A question regarding memory usage

Hello all, I am working it self-attention in images as described in the SAGAN paper. The implementation is as follows -

class Attention(nn.Module):
    def __init__(self, query_channels, key_channels, value_channels, output_channels):
        super(Attention, self).__init__()

        self.queryConv = nn.Conv2d(in_channels=query_channels, out_channels=output_channels, kernel_size=3, stride=1, padding=1)
        self.keyConv = nn.Conv2d(in_channels=key_channels, out_channels=output_channels, kernel_size=3,
                                 stride=1, padding=1)
        self.valueConv = nn.Conv2d(in_channels=value_channels, out_channels=output_channels, kernel_size=3,
                                   stride=1, padding=1)

        self.outputConv = nn.Conv2d(in_channels=output_channels, out_channels=output_channels, kernel_size=1,
                                    stride=1)

        self.softmax = nn.Softmax(dim=-1)
        self.output_channels = output_channels
        self.queryChannels = query_channels

        self.norm = nn.InstanceNorm2d(num_features=output_channels)

    def forward(self, Query, key, value):
        batch, channels, width, height = Query.size()
        batch, channels_key, width_key, height_key = key.size()
        batch, channels_value, width_value, height_value = value.size()

        channels = channels_key = self.output_channels
        Q = self.queryConv(Query).view(batch, -1, width*height).permute(0, 2, 1)
        K = self.keyConv(key).view(batch, -1, width_key*height_key)

        energy = torch.bmm(Q, K)
        attention = self.softmax(energy)
        V = self.valueConv(value).view(batch, -1, width * height)
        out = torch.bmm(V, attention)
        out = out.view(batch, channels, width_key, height_key)

        out = self.outputConv(out)
        out = self.norm(out)
        return out

I run it the model twice -
one with inputs as -

attention = Attention(query_channels=256, key_channels=512, value_channels=512, output_channels=128).cuda()
a = torch.randn((1, 256, 320, 320)).cuda()
b = torch.randn((1, 512, 160, 160)).cuda()

and second with -

attention = Attention(query_channels=2, key_channels=2, value_channels=2, output_channels=1).cuda()
a = torch.randn((1, 2, 320, 320)).cuda()
b = torch.randn((1, 2, 160, 160)).cuda()

And this module is called as follows -

output = attention(a, b, a)

Where the second parameter in the forward controls the output dimension.
However in Both cases - I get the same error message which is -

  File "/main.py", line 279, in <module>
    output = attention(a, b, b)
  File ".local/lib/python3.8/site-packages/torch/nn/modules/module.py", line 889, in _call_impl
    result = self.forward(*input, **kwargs)
    /model/modules/Attention.py", line 42, in forward
    energy = torch.bmm(Q, K)
RuntimeError: CUDA out of memory.
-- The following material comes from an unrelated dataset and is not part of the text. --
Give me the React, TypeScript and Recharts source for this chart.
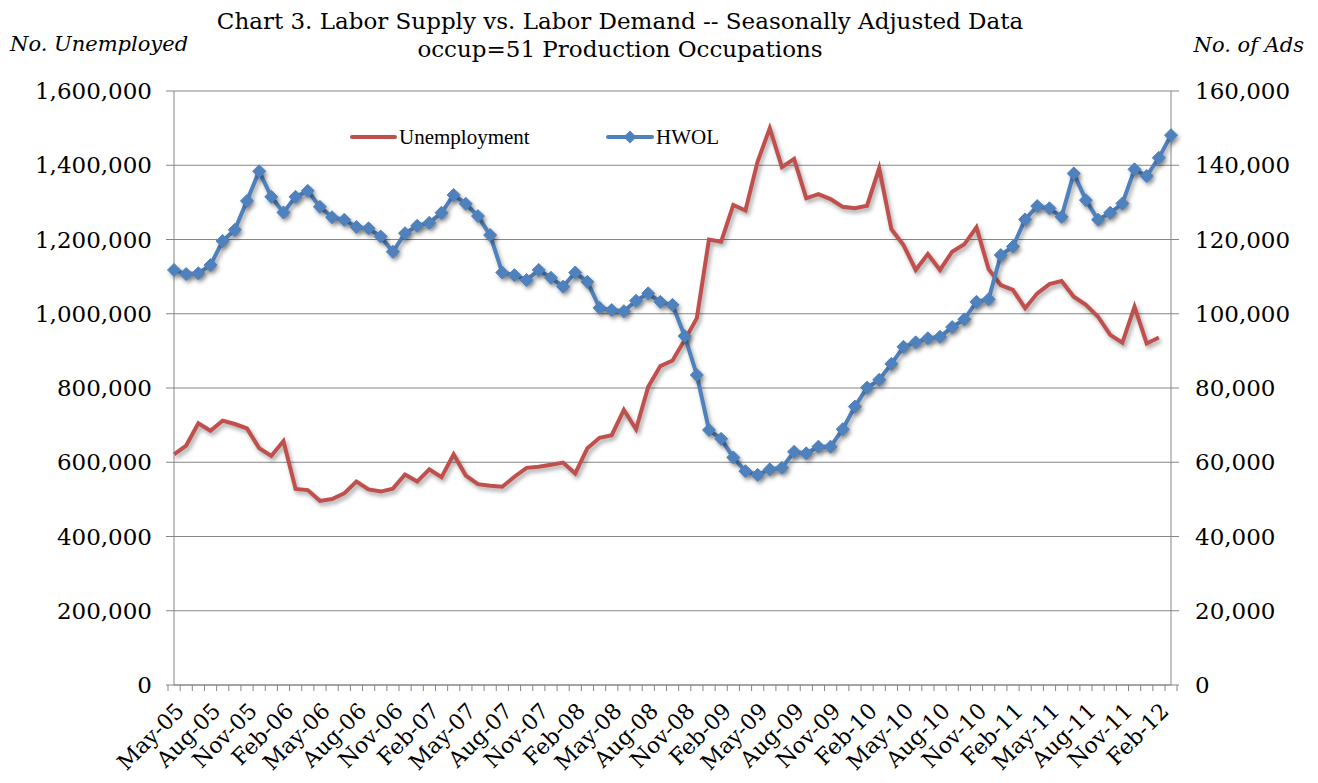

Tried to allocate 9.77 GiB (GPU 0; 7.80 GiB total capacity; 1.47 MiB already allocated; 6.76 GiB free; 2.00 MiB reserved in total by PyTorch)

What I am not able to understand is, why does that particular matrix multiplication take 9.7 GB to run.?
Given the size of tensors for multiplication would be 1*2*320*320*32 = 6553600 and 1*2*160*160*32=1638400 Bits which is 0.8192 and 0.2048 MB respectively. Does PyTorch take the rest of the space for tracking the gradients(I mean the ops required to make the computational graph)
Is there something wrong with my implementation?
TIA

Your code is unfortunately not executable and yields shape mismatch errors:

# first code snippet:
    out = out.view(batch, channels, width_key, height_key)
RuntimeError: shape '[1, 128, 160, 160]' is invalid for input of size 819200

# second code snippet:
    V = self.valueConv(value).view(batch, -1, width * height)
RuntimeError: shape '[1, -1, 102400]' is invalid for input of size 25600

I assume that you are calling it via out = attention(a, b, b) based on the error message.

Thanks for replying @ptrblck . I am so sorry for not putting this in the post.
It is called via out = attention(a, b, a). The output is in the shape of the key and the value and the query are the same. I will append this in the original post too

Edit - Initially I had assumed PyTorch might be storing intermediate tensors for grad calculation. But even in a no_grad region, I observe the same behavior, the same 9.77Gb comes up(for a 8Gb GPU). Can anyone reproduce this??